Discussion in 'Taxes and Accounting' started by trade2live, Aug 5, 2010.

  1. I understand the taxation of carried interest in the US is only 15% which applies not just to the gains made by a manager on his own capital but on his share of the fund investors' profits (although strictly speaking this is a fee and thus no different than other professional income).

    On the other hand the individual trader in the US is paying cap gain tax at the income rate ! What kind of twisted system is that ? Is it just because you don't have any friends in Washington ?
  2. LEAPup


    HF's are set up as pass through entities.
  3. Just trade futures and other Section 1256 contracts and get 60 long/ 40 short tax treatment.

    Or start your own hedge fund.
  4. heech


    You're completely wrong.

    Carried interest just means the hedge fund management company fees are taxed based on the characteristic of the underlying income.

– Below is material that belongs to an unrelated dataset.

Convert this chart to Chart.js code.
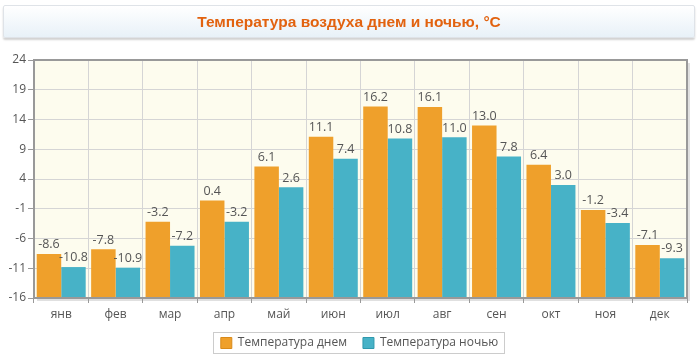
<!DOCTYPE html>
<html><head><meta charset="utf-8">
<script src="https://cdn.jsdelivr.net/npm/chart.js@4/dist/chart.umd.min.js"></script>
<style>
html,body{margin:0;padding:0;background:#fff;width:700px;height:357px;overflow:hidden}
#wrap{position:relative;width:700px;height:357px}
#title{position:absolute;left:3px;top:5px;width:690px;height:31px;border:1px solid #dfe3e8;border-radius:2px;
background:linear-gradient(#ffffff,#e8f1f8);box-shadow:0 2px 2px rgba(0,0,0,0.18);
font:bold 15.5px "Liberation Sans",Arial,sans-serif;color:#e2620f;text-align:center;line-height:31px}
canvas{position:absolute;left:0;top:0}
</style></head>
<body><div id="wrap"><canvas id="c" width="700" height="357"></canvas><div id="title">Температура воздуха днем и ночью, °С</div></div>
<script>
const months = ['янв','фев','мар','апр','май','июн','июл','авг','сен','окт','ноя','дек'];
const dayTemps = [-8.6,-7.8,-3.2,0.4,6.1,11.1,16.2,16.1,13.0,6.4,-1.2,-7.1];
const nightTemps = [-10.8,-10.9,-7.2,-3.2,2.6,7.4,10.8,11.0,7.8,3.0,-3.4,-9.3];
const yTicks = [-16,-11,-6,-1,4,9,14,19,24];
const seriesNames = ['Температура днем','Температура ночью'];

const FONT = '"Open Sans", sans-serif';
const TXT = '#555';
const LEG_DX = 16, LEG_DY = 4, LEG_PAD = 16;

const framePlugin = {
  id:'frame',
  afterLayout(chart){
    const lg = chart.legend;
    if (lg){
      lg.left += LEG_DX; lg.right += LEG_DX; lg.top += LEG_DY; lg.bottom += LEG_DY;
      (lg.legendHitBoxes||[]).forEach(h=>{h.left+=LEG_DX; h.top+=LEG_DY;});
    }
    const xs = chart.scales.x;
    xs.bottom += 12; xs.height += 12;
  },
  beforeDraw(chart){
    const {ctx, chartArea:a} = chart;
    ctx.save();
    ctx.fillStyle='rgba(0,0,0,0.12)';
    ctx.fillRect(a.left+3,a.top+3,a.right-a.left,a.bottom-a.top);
    ctx.fillStyle='#fdfcee';
    ctx.fillRect(a.left,a.top,a.right-a.left,a.bottom-a.top);
    ctx.restore();
  },
  afterDraw(chart){
    const {ctx, chartArea:a} = chart;
    ctx.save();
    ctx.strokeStyle='#999';
    ctx.lineWidth=2;
    ctx.strokeRect(a.left,a.top,a.right-a.left,a.bottom-a.top);
    ctx.font='12.5px '+FONT;
    ctx.fillStyle=TXT;
    ctx.textAlign='center';
    ctx.textBaseline='bottom';
    chart.data.datasets.forEach((ds,i)=>{
      chart.getDatasetMeta(i).data.forEach((bar,j)=>{
        ctx.fillText(ds.data[j].toFixed(1), bar.x, bar.y-3);
      });
    });
    const lg = chart.legend;
    if (lg && lg.legendHitBoxes && lg.legendHitBoxes.length){
      const hb = lg.legendHitBoxes;
      let x0=Infinity,x1=-Infinity;
      hb.forEach(h=>{x0=Math.min(x0,h.left);x1=Math.max(x1,h.left+h.width);});
      const itemTop = lg.top + LEG_PAD;
      ctx.strokeStyle='#ccc';ctx.lineWidth=1;
      const L=Math.round(x0-8), T=Math.round(itemTop-5), R=Math.round(x1+6), B=Math.round(itemTop+16);
      ctx.strokeRect(L+0.5,T+0.5,R-L,B-T);
    }
    ctx.restore();
  }
};

new Chart(document.getElementById('c'),{
  type:'bar',
  data:{labels:months,datasets:[
    {label:seriesNames[0],data:dayTemps,base:-16,backgroundColor:'#efa02b',borderColor:'#d98a1a',borderWidth:0,categoryPercentage:0.9,barPercentage:1.0},
    {label:seriesNames[1],data:nightTemps,base:-16,backgroundColor:'#47b2c7',borderColor:'#2f98ad',borderWidth:0,categoryPercentage:0.9,barPercentage:1.0}
  ]},
  options:{
    responsive:false,animation:false,
    layout:{padding:{left:0,top:60,right:13,bottom:2}},
    plugins:{
      title:{display:false},tooltip:{enabled:false},
      legend:{position:'bottom',labels:{boxWidth:11,boxHeight:11,padding:LEG_PAD,color:TXT,font:{family:FONT,size:12},
        generateLabels(chart){return chart.data.datasets.map((d,i)=>({text:d.label,fillStyle:d.backgroundColor,strokeStyle:d.borderColor,lineWidth:1,datasetIndex:i,fontColor:TXT}));}}}
    },
    scales:{
      x:{
        grid:{offset:true,color:'#d5d5d5',drawTicks:true,tickLength:5,tickColor:'#999'},
        border:{color:'#999',width:2},
        ticks:{color:TXT,font:{family:FONT,size:12},padding:4},
        afterFit(s){s.height=19;}
      },
      y:{
        min:-16,max:24,
        grid:{color:'#d5d5d5',tickLength:6,tickColor:'#999'},
        border:{color:'#999',width:2},
        ticks:{color:TXT,font:{family:FONT,size:12},padding:2},
        afterBuildTicks(s){s.ticks=yTicks.map(v=>({value:v}));},
        afterFit(s){s.width=34;}
      }
    }
  },
  plugins:[framePlugin]
});
</script></body></html>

So, if a hedge fund is doing intra-day day-trading like the individual trader you're comparing them to... the management company will still be taxed "income tax" rates. There's no difference between a hedge fund manager and individual trader.

    On the other hand, if an individual trader holds an investment more than 12 months, they're taxed at the 15% rate. If carried interest was repealed, fees going to hedge fund asset managers would be taxed as income regardless of how long they had held the investment.
  5. gobar


    buffet pays only 15 % tax while his assistant pays 30 to 35 %.

    i say increase tax on every stock, longer term or short term to 40%.

    dividend 40%. risky assets 40 to 50 %.

    take money from wall street and give tax breaks to small and mid size employers..
  6. combining the corp tax on profits of about 40% with a 40% individual tax rate, the government will be taking 64% of dividend earnings. Who needs socialism?
  7. Ofcourse. The intelligent always pay less than the poor and stupid.